Absolutely I wish I'd sold at 25c but as you say that's a past decision and we're in the present.
Since then they've appreciably improved business performance but there are also a few negatives:
1. Back then there was a reasonable prospect of a HomeGround sale, doesn't seem imminent now.
2. Performance has improved but we may be nearing the end of the best market conditions for these guys.
The combination of 1 and 2 could have (best case) avoided a raising in the basement. Any recovery might now be longer and more protracted (also not as lucrative given rough doubling of shares on issue). The narrative has also changed back to "bigger projects" etc etc. so it's still not without risk.
And 3, there are plenty more options available where the share prices of lower risk businesses have been hammered.

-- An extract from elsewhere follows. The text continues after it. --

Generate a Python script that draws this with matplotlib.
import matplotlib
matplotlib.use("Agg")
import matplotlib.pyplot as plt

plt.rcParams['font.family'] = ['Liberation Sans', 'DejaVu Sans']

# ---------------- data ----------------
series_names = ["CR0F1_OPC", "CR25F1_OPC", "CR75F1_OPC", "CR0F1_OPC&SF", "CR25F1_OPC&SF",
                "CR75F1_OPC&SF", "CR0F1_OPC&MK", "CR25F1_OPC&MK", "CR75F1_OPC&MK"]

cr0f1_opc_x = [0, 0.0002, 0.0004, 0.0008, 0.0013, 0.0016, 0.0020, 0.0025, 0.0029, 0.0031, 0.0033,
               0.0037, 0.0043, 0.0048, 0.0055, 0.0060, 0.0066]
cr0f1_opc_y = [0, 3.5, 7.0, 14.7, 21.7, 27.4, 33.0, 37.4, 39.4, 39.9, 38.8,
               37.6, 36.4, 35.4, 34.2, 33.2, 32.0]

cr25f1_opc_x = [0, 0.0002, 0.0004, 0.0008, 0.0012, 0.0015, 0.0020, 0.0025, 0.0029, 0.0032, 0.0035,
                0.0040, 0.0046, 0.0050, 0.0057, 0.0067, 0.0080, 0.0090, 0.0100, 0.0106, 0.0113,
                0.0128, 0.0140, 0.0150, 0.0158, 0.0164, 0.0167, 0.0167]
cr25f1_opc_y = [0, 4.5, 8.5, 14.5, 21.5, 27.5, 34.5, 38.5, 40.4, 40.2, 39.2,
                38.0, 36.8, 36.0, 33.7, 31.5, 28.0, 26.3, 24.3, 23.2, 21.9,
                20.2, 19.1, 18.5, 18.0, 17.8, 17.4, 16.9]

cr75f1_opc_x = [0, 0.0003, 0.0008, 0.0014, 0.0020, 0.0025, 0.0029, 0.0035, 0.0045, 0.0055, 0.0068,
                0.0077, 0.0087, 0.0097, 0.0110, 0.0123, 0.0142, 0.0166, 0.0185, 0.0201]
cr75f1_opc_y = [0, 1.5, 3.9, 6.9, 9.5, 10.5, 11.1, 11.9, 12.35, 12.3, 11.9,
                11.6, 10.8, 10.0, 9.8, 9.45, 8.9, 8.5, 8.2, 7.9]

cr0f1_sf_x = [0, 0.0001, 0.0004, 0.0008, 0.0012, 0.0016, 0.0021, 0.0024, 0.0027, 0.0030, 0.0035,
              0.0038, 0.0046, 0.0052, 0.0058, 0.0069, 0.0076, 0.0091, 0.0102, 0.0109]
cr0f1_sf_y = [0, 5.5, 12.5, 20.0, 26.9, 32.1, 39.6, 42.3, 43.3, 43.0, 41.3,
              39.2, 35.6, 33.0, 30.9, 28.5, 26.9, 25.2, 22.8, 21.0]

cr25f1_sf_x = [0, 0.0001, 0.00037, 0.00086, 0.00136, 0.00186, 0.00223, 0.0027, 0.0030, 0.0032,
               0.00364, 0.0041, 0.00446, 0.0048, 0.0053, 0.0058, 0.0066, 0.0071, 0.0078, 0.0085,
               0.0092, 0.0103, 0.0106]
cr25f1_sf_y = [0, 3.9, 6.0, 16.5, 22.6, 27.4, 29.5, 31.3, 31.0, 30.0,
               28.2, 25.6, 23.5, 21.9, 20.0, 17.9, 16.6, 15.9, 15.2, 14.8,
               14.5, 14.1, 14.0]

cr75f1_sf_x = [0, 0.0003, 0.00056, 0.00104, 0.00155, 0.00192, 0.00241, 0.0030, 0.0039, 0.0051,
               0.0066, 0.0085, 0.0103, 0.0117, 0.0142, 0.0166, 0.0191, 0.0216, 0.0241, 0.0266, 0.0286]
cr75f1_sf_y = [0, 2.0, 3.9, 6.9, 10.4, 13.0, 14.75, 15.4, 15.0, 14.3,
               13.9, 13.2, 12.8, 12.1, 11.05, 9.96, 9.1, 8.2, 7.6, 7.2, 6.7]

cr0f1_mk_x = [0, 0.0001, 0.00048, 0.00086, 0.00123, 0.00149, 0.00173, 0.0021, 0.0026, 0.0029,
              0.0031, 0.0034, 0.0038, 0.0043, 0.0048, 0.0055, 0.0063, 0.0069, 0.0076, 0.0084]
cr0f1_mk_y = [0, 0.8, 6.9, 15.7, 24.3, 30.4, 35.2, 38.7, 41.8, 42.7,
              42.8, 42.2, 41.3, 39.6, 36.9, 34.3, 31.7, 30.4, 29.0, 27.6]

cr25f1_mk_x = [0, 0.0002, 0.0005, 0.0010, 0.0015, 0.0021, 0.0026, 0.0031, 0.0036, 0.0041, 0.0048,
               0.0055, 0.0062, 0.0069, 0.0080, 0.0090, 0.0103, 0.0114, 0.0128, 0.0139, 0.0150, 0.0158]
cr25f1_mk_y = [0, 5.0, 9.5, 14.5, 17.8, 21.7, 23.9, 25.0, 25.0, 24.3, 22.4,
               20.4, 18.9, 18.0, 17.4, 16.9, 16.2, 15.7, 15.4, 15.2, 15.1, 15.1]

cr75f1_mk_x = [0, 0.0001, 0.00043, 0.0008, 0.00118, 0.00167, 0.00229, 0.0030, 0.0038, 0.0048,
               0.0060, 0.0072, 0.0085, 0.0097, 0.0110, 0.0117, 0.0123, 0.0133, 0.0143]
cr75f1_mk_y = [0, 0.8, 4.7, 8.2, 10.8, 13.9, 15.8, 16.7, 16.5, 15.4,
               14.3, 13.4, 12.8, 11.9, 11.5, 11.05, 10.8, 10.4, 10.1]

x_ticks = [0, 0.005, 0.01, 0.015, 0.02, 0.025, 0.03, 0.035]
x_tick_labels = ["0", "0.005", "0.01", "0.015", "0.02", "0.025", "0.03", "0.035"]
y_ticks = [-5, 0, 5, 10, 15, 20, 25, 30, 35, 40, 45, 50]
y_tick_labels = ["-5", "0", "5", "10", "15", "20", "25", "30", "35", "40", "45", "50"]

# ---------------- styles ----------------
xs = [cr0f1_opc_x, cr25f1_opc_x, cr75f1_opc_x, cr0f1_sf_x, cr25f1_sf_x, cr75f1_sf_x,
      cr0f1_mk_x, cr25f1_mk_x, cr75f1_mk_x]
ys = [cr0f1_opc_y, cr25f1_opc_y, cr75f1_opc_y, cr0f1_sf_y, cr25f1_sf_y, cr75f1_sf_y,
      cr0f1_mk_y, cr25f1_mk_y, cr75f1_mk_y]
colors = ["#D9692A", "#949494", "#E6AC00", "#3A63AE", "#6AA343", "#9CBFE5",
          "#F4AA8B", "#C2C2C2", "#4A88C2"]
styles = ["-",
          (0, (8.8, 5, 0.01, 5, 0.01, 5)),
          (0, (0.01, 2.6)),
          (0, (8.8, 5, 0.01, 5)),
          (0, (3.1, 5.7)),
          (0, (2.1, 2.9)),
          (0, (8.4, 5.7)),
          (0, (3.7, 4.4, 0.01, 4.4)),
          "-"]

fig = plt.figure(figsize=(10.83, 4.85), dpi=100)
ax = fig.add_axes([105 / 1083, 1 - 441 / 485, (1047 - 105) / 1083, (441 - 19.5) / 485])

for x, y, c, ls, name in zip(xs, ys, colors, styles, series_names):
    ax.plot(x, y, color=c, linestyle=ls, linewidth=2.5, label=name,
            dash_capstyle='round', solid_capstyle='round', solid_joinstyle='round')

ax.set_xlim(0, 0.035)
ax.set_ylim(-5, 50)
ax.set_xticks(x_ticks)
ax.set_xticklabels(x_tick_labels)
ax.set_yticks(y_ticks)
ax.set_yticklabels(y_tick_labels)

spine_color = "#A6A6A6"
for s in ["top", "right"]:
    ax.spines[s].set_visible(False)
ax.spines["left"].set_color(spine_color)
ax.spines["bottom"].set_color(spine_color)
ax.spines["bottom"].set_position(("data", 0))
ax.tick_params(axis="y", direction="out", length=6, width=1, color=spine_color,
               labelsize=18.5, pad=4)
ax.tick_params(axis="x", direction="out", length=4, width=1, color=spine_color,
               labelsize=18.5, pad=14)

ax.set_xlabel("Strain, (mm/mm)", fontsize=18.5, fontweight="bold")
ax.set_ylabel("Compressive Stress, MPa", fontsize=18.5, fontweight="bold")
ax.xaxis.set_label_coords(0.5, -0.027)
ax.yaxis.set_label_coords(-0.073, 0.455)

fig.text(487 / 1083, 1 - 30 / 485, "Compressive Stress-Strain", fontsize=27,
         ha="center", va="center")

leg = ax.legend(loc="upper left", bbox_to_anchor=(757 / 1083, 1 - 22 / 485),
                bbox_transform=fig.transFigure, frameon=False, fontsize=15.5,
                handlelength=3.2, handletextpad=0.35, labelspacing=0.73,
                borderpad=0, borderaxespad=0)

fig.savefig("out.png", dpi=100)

You say anchoring bias but objectively I look at this and wonder at the wisdom of putting more capital into what is still a relatively speculative opportunity. Give or take they're raising a mere $20m+ but potentially doubling the shares on issue! Its not like they're out of the woods. Is this an opportunity as you say or a last resort?

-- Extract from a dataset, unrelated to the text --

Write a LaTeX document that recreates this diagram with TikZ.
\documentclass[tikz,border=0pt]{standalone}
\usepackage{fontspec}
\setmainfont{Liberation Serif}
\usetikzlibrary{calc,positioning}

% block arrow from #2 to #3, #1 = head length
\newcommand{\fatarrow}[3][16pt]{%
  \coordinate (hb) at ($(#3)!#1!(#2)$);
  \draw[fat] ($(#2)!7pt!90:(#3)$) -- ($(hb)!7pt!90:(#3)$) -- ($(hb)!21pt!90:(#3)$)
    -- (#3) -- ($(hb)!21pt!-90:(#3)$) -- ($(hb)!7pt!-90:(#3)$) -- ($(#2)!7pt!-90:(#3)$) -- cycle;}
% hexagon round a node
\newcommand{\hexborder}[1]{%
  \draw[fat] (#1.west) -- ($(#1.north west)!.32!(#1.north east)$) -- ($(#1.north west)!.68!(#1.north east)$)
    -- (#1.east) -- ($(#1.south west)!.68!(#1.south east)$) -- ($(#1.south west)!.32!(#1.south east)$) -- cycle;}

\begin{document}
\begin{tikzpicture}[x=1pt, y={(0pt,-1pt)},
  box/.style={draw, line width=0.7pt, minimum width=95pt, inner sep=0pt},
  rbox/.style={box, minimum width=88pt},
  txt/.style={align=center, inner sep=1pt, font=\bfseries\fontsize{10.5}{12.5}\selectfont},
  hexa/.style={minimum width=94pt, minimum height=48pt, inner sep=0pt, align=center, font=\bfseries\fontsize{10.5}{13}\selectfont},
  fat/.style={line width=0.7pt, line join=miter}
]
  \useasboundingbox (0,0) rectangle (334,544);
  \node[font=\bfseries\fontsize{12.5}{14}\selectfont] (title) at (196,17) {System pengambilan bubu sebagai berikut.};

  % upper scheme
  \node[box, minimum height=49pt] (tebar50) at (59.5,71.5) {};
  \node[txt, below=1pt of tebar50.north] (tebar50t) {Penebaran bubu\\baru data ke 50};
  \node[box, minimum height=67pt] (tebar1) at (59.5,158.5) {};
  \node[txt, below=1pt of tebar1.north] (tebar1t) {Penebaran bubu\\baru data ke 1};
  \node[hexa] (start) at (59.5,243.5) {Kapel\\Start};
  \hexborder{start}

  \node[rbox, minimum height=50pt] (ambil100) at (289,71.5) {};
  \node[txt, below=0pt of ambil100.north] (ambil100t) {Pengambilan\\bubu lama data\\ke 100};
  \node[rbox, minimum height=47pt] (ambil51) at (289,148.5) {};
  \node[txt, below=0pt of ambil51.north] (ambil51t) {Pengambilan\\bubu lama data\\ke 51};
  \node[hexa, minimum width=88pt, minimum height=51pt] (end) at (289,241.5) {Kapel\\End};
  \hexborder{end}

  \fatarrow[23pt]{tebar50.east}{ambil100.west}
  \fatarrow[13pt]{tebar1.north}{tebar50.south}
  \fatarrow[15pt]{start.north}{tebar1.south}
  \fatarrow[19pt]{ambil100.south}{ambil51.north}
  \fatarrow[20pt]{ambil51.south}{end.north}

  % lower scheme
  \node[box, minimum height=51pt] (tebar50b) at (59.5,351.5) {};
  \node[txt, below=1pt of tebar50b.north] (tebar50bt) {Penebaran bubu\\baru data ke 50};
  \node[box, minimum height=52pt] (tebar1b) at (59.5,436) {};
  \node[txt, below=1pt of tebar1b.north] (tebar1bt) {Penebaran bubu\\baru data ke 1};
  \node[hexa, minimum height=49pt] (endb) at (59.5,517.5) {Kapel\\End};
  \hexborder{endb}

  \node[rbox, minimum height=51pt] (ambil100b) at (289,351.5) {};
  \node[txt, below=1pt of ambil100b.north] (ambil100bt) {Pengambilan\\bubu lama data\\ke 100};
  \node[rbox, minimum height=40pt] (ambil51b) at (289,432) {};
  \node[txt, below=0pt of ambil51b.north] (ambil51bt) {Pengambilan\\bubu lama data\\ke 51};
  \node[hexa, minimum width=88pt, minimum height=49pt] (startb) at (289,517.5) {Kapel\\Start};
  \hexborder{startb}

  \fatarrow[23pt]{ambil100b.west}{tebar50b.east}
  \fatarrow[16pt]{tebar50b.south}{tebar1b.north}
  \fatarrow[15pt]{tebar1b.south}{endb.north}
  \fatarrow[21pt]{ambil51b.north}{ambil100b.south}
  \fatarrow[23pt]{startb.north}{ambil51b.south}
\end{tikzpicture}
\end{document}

Bottom line, if I do participate it'll probably only be to arbitrage part of my existing holding into the raising to keep a similar (small) overall exposure and I expect I won't be the only one.
Lastly, if you want to continue to exchange views can you please refrain with the verballing "scary etc." based on a confected interpretation of my wording (the shares are converted at 20c). You know very well what you're doing and it's tiresome.